WHAT IS NEEDED
Starting with the first line of the listing, quote each line exactly until and including the one with "const TOP_PAD = 6;", leaving pictures out.

DATA EXTRACT
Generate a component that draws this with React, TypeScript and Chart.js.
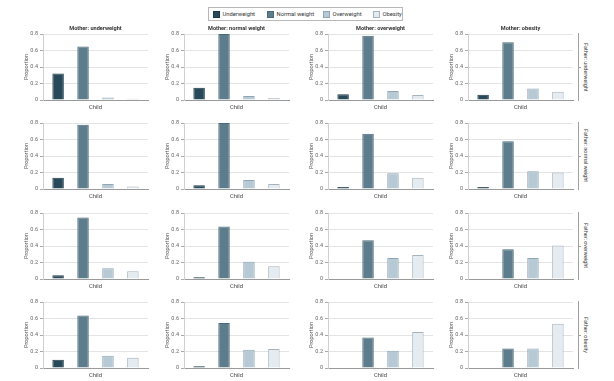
import React, { useEffect, useRef } from "react";
import { Chart, registerables } from "chart.js";

Chart.register(...registerables);

const seriesLabels = ["Underweight", "Normal weight", "Overweight", "Obesity"];
const motherLabels = ["Mother: underweight", "Mother: normal weight", "Mother: overweight", "Mother: obesity"];
const fatherLabels = ["Father: underweight", "Father: normal weight", "Father: overweight", "Father: obesity"];
const xCategory = ["Child"];
const yTicks = [0, 0.2, 0.4, 0.6, 0.8];

// values per mother category: [Underweight, Normal weight, Overweight, Obesity]
const fatherUnderweight = [
  [0.32, 0.65, 0.03, 0.015],
  [0.15, 0.8, 0.05, 0.025],
  [0.07, 0.78, 0.11, 0.06],
  [0.065, 0.7, 0.14, 0.1],
];
const fatherNormal = [
  [0.135, 0.78, 0.06, 0.03],
  [0.045, 0.8, 0.11, 0.06],
  [0.025, 0.67, 0.19, 0.135],
  [0.025, 0.58, 0.215, 0.2],
];
const fatherOverweight = [
  [0.045, 0.745, 0.13, 0.095],
  [0.02, 0.635, 0.21, 0.155],
  [0, 0.47, 0.255, 0.29],
  [0, 0.36, 0.255, 0.405],
];
const fatherObesity = [
  [0.1, 0.635, 0.15, 0.125],
  [0.02, 0.545, 0.22, 0.23],
  [0, 0.37, 0.21, 0.435],
  [0, 0.235, 0.235, 0.535],
];
const panelRows = [fatherUnderweight, fatherNormal, fatherOverweight, fatherObesity];

const fillColors = ["#27495a", "#5d7d8d", "#b6c9d5", "#e4ebf1"];
const borderColors = ["#1d3946", "#4b6a79", "#90a6b4", "#a6b3bc"];

const FONT = "Roboto, 'Liberation Sans', sans-serif";
const colAxisX = [43, 184, 328, 468];
const rowPlotTop = [34, 123, 213, 302];
const PLOT_W = 105;
const PLOT_H = 66;
const Y_AXIS_W = 22;
const X_AXIS_H = 14;
const TITLE_SPACE = 12;
const TOP_PAD = 6;

const panelTitlePlugin = {
  id: "panelTitle",
  afterDraw(chart: any, _args: any, opts: any) {
    if (!opts || !opts.text) return;
    const { ctx, chartArea } = chart;
    ctx.save();
    ctx.font = `bold 5.6px ${FONT}`;
    ctx.fillStyle = "#333";
    ctx.textAlign = "center";
    ctx.textBaseline = "middle";
    ctx.fillText(opts.text, (chartArea.left + chartArea.right) / 2, chartArea.top - 5);
    ctx.restore();
  },
};

function Panel({ r, c }: { r: number; c: number }) {
  const ref = useRef<HTMLCanvasElement | null>(null);
  const topSpace = r === 0 ? TITLE_SPACE : TOP_PAD;
  const width = Y_AXIS_W + PLOT_W + 2;
  const height = Math.round(topSpace + PLOT_H + X_AXIS_H);
  const left = colAxisX[c] - Y_AXIS_W;
  const top = Math.round(rowPlotTop[r] - topSpace);

  useEffect(() => {
    if (!ref.current) return;
    const values = panelRows[r][c];
    const chart = new Chart(ref.current, {
      type: "bar",
      data: {
        labels: xCategory,
        datasets: seriesLabels.map((s, i) => ({
          label: s,
          data: [values[i]],
          backgroundColor: fillColors[i],
          borderColor: borderColors[i],
          borderWidth: 1,
          categoryPercentage: 0.95,
          barPercentage: 0.46,
        })),
      },
      plugins: [panelTitlePlugin],
      options: {
        responsive: false,
        animation: false,
        layout: { padding: { top: topSpace, right: 2, left: 0, bottom: 0 } },
        plugins: {
          legend: { display: false },
          tooltip: { enabled: false },
          title: { display: false },
          panelTitle: { text: r === 0 ? motherLabels[c] : "" },
        },
        scales: {
          x: {
            grid: { display: false, drawTicks: false },
            border: { display: true, color: "#9a9a9a" },
            ticks: { font: { size: 5.8, family: FONT }, color: "#444", padding: 4 },
            afterFit: (s: any) => {
              s.height = X_AXIS_H;
            },
          },
          y: {
            min: 0,
            max: 0.8,
            afterBuildTicks: (s: any) => {
              s.ticks = yTicks.map((v) => ({ value: v }));
            },
            ticks: {
              font: { size: 5.5, family: FONT },
              color: "#666",
              padding: 2,
              callback: (v: any) => (Number(v) === 0 ? "0" : Number(v).toFixed(1)),
            },
            grid: { color: "#e4e4e4", tickLength: 3, tickColor: "#aaa" },
            border: { display: true, color: "#d0d0d0" },
            title: {
              display: true,
              text: "Proportion",
              font: { size: 5.5, family: FONT },
              color: "#555",
              padding: { top: 2, bottom: 0 },
            },
            afterFit: (s: any) => {
              s.width = Y_AXIS_W;
            },
          },
        },
      } as any,
    });
    return () => chart.destroy();
  }, [r, c]);

  return (
    <canvas
      ref={ref}
      width={width}
      height={height}
      style={{ position: "absolute", left, top, width, height }}
    />
  );
}

const legendSwatchX = [213, 267, 323, 373];

export default function App() {
  return (
    <div
      style={{
        position: "absolute",
        left: 0,
        top: 0,
        width: 614,
        height: 381,
        background: "#fff",
        overflow: "hidden",
        fontFamily: FONT,
      }}
    >
      <div
        style={{
          position: "absolute",
          left: 208,
          top: 7,
          width: 195,
          height: 14,
          border: "1px solid #b8b8b8",
          boxSizing: "border-box",
        }}
      />
      {seriesLabels.map((s, i) => (
        <React.Fragment key={s}>
          <div
            style={{
              position: "absolute",
              left: legendSwatchX[i],
              top: 10.5,
              width: 7,
              height: 7,
              background: fillColors[i],
              border: `1px solid ${borderColors[i]}`,
              boxSizing: "border-box",
            }}
          />
          <div
            style={{
              position: "absolute",
              left: legendSwatchX[i] + 9.5,
              top: 9.5,
              fontSize: 5.8,
              lineHeight: "9px",
              color: "#333",
              whiteSpace: "nowrap",
            }}
          >
            {s}
          </div>
        </React.Fragment>
      ))}
      {panelRows.map((row, r) =>
        row.map((_, c) => <Panel key={`${r}-${c}`} r={r} c={c} />)
      )}
      {fatherLabels.map((f, r) => (
        <React.Fragment key={f}>
          <div
            style={{
              position: "absolute",
              left: 578,
              top: rowPlotTop[r] - 1,
              width: 0,
              height: PLOT_H + 2,
              borderLeft: "1px solid #a0a0a0",
            }}
          />
          <div
            style={{
              position: "absolute",
              left: 578,
              top: rowPlotTop[r] + PLOT_H / 2,
              width: 3,
              height: 0,
              borderTop: "1px solid #a0a0a0",
            }}
          />
          <div
            style={{
              position: "absolute",
              left: 582,
              top: rowPlotTop[r],
              height: PLOT_H,
              width: 8,
              display: "flex",
              alignItems: "center",
              justifyContent: "center",
            }}
          >
            <div
              style={{
                writingMode: "vertical-rl",
                fontSize: 5.5,
                lineHeight: "8px",
                color: "#333",
                whiteSpace: "nowrap",
              }}
            >
              {f}
            </div>
          </div>
        </React.Fragment>
      ))}
    </div>
  );
}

WRITTEN SOLUTION
Generate a component that draws this with React, TypeScript and Chart.js.
import React, { useEffect, useRef } from "react";
import { Chart, registerables } from "chart.js";

Chart.register(...registerables);

const seriesLabels = ["Underweight", "Normal weight", "Overweight", "Obesity"];
const motherLabels = ["Mother: underweight", "Mother: normal weight", "Mother: overweight", "Mother: obesity"];
const fatherLabels = ["Father: underweight", "Father: normal weight", "Father: overweight", "Father: obesity"];
const xCategory = ["Child"];
const yTicks = [0, 0.2, 0.4, 0.6, 0.8];

// values per mother category: [Underweight, Normal weight, Overweight, Obesity]
const fatherUnderweight = [
  [0.32, 0.65, 0.03, 0.015],
  [0.15, 0.8, 0.05, 0.025],
  [0.07, 0.78, 0.11, 0.06],
  [0.065, 0.7, 0.14, 0.1],
];
const fatherNormal = [
  [0.135, 0.78, 0.06, 0.03],
  [0.045, 0.8, 0.11, 0.06],
  [0.025, 0.67, 0.19, 0.135],
  [0.025, 0.58, 0.215, 0.2],
];
const fatherOverweight = [
  [0.045, 0.745, 0.13, 0.095],
  [0.02, 0.635, 0.21, 0.155],
  [0, 0.47, 0.255, 0.29],
  [0, 0.36, 0.255, 0.405],
];
const fatherObesity = [
  [0.1, 0.635, 0.15, 0.125],
  [0.02, 0.545, 0.22, 0.23],
  [0, 0.37, 0.21, 0.435],
  [0, 0.235, 0.235, 0.535],
];
const panelRows = [fatherUnderweight, fatherNormal, fatherOverweight, fatherObesity];

const fillColors = ["#27495a", "#5d7d8d", "#b6c9d5", "#e4ebf1"];
const borderColors = ["#1d3946", "#4b6a79", "#90a6b4", "#a6b3bc"];

const FONT = "Roboto, 'Liberation Sans', sans-serif";
const colAxisX = [43, 184, 328, 468];
const rowPlotTop = [34, 123, 213, 302];
const PLOT_W = 105;
const PLOT_H = 66;
const Y_AXIS_W = 22;
const X_AXIS_H = 14;
const TITLE_SPACE = 12;
const TOP_PAD = 6;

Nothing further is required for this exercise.